A remarquer : l’utilisation de l’adjectif ‘’notre’’ et l’affirmation naïve de l’existence d’une « permanence » d’une tradition dont on ne nous dit pas comment elle se manifeste de nos jours. Et l’on peut penser à ce qu’écrit M. de Certeau : « Le mémorable est ce qui peut être rêvé du lieu ».Le lecteur est ici invité à rêver…
Il y a aussi une confusion, ou une ambiguïté volontairement créée, entre le cœur de l’Évry-village et celui de la ville nouvelle. Jusqu’au début des années 90, la mairie construite à la création de la ville nouvelle se trouvait dans le vieil Évry. Désormais, géographiquement, le cœur, c’est-à-dire le centre de la ville nouvelle est organisé autour du nouvel Hôtel de ville, de la cathédrale, de l’université et de la gare d’ « d’Évry-Courcouronnes ». On voit bien ici une illustration de la problématique du concept de centre ville : qu’est-ce qui fait « centre » dans une ville ? A-t-on besoin de recourir au passé pour lui donner une légitimité ? Ce questionnement rejoint directement la question de l’identité de la ville, et donc la représentation qu’en ont les concitoyens.

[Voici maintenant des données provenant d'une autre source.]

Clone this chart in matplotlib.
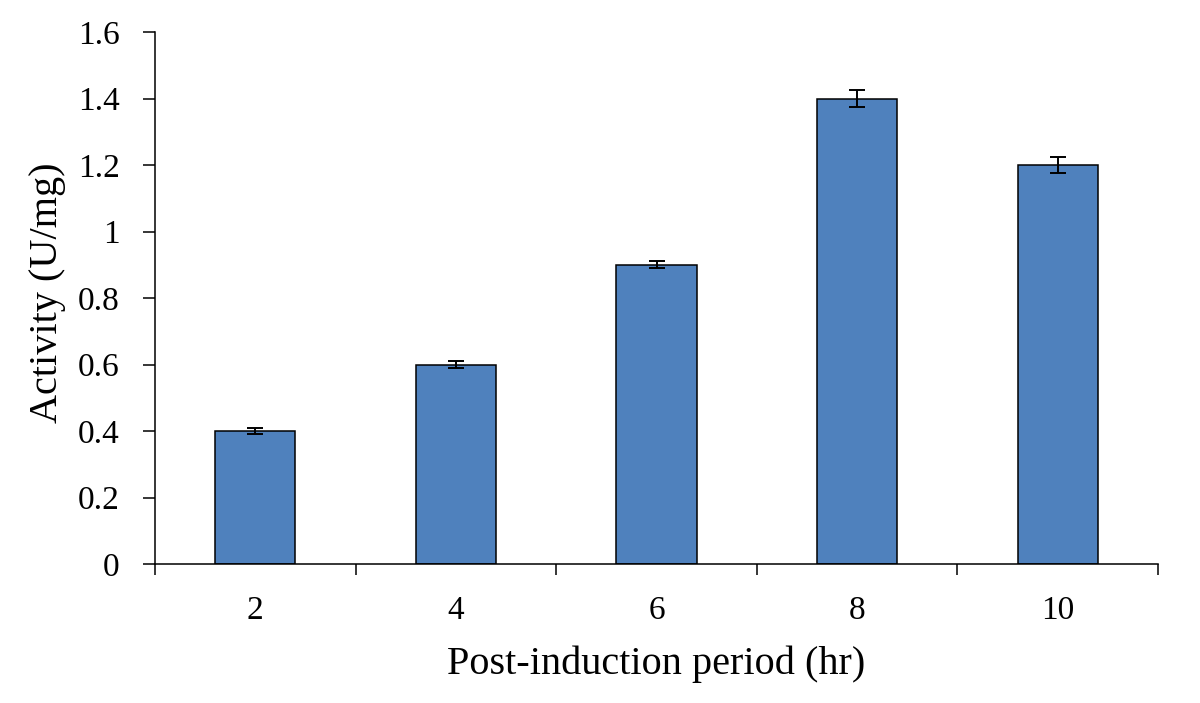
import matplotlib
matplotlib.use("Agg")
import matplotlib.pyplot as plt
import numpy as np

categories = ["2", "4", "6", "8", "10"]
activity = [0.40, 0.60, 0.90, 1.40, 1.20]
errors = [0.01, 0.01, 0.01, 0.025, 0.025]
yticks = [0, 0.2, 0.4, 0.6, 0.8, 1, 1.2, 1.4, 1.6]
ytick_labels = ["0", "0.2", "0.4", "0.6", "0.8", "1", "1.2", "1.4", "1.6"]

plt.rcParams['font.family'] = ['Liberation Serif', 'DejaVu Serif']

fig = plt.figure(figsize=(12, 7.03), dpi=100)
ax = fig.add_axes([155/1200, 1 - 564/703, (1158-155)/1200, (564-32)/703])

x = np.arange(len(categories))
ax.bar(x, activity, width=0.4, color="#4F81BD", edgecolor="black", linewidth=1.1,
       yerr=errors, capsize=6, error_kw=dict(ecolor="black", elinewidth=1.4, capthick=1.4), zorder=2)

ax.set_xlim(-0.5, len(categories) - 0.5)
ax.set_ylim(0, 1.6)
ax.set_yticks(yticks)
ax.set_yticklabels(ytick_labels)
ax.set_xticks(x)
ax.set_xticklabels(categories)
ax.set_xticks(np.arange(len(categories) + 1) - 0.5, minor=True)
ax.tick_params(axis='x', which='major', length=0, labelsize=24, pad=23)
ax.tick_params(axis='x', which='minor', length=8, width=1.1, direction='out')
ax.tick_params(axis='y', which='major', length=8.5, width=1.1, direction='out', labelsize=24, pad=17)

for s in ['top', 'right']:
    ax.spines[s].set_visible(False)
for s in ['left', 'bottom']:
    ax.spines[s].set_linewidth(1.1)

ax.set_xlabel("Post-induction period (hr)", fontsize=29)
ax.set_ylabel("Activity (U/mg)", fontsize=29)
ax.xaxis.set_label_coords(0.5, (564 - 664) / 532)
ax.xaxis.label.set_va('center')
ax.yaxis.set_label_coords((47 - 155) / 1003, 0.51)
ax.yaxis.label.set_va('center')

fig.savefig("out.png", dpi=100)
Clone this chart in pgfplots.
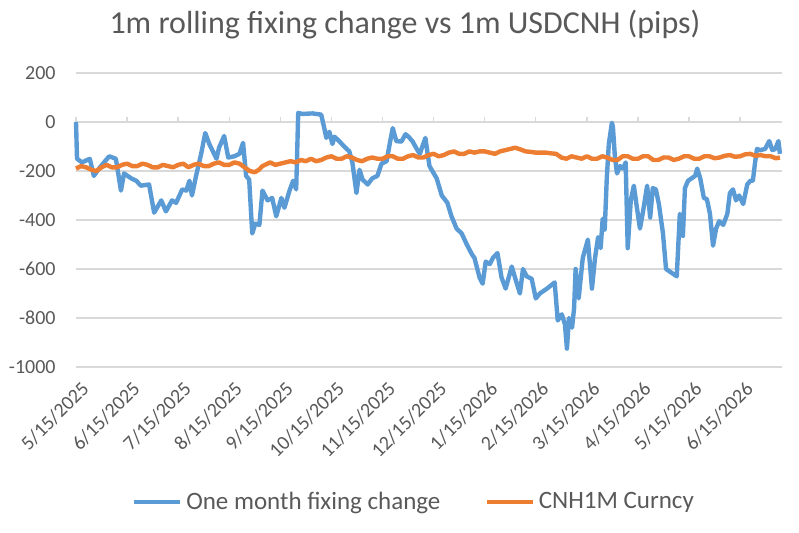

On peut penser que ces articles s’adressent plus particulièrement à la partie la plus âgée de la population, sensibilisée à l’histoire ancienne, celle qui réside dans le secteur concerné par les articles en question, comme une façon de leur dire : on ne vous oublie pas, au milieu de la modernité il y a des choses qui perdurent, des belles propriétés, la culture religieuse, des valeurs comme celle du calme, de la tradition, de la ruralité. Ils mettent en valeur les rares vestiges d’un modeste patrimoine historique de la ville, et donne une image plutôt idéalisée d'un passé rural et aristocratique.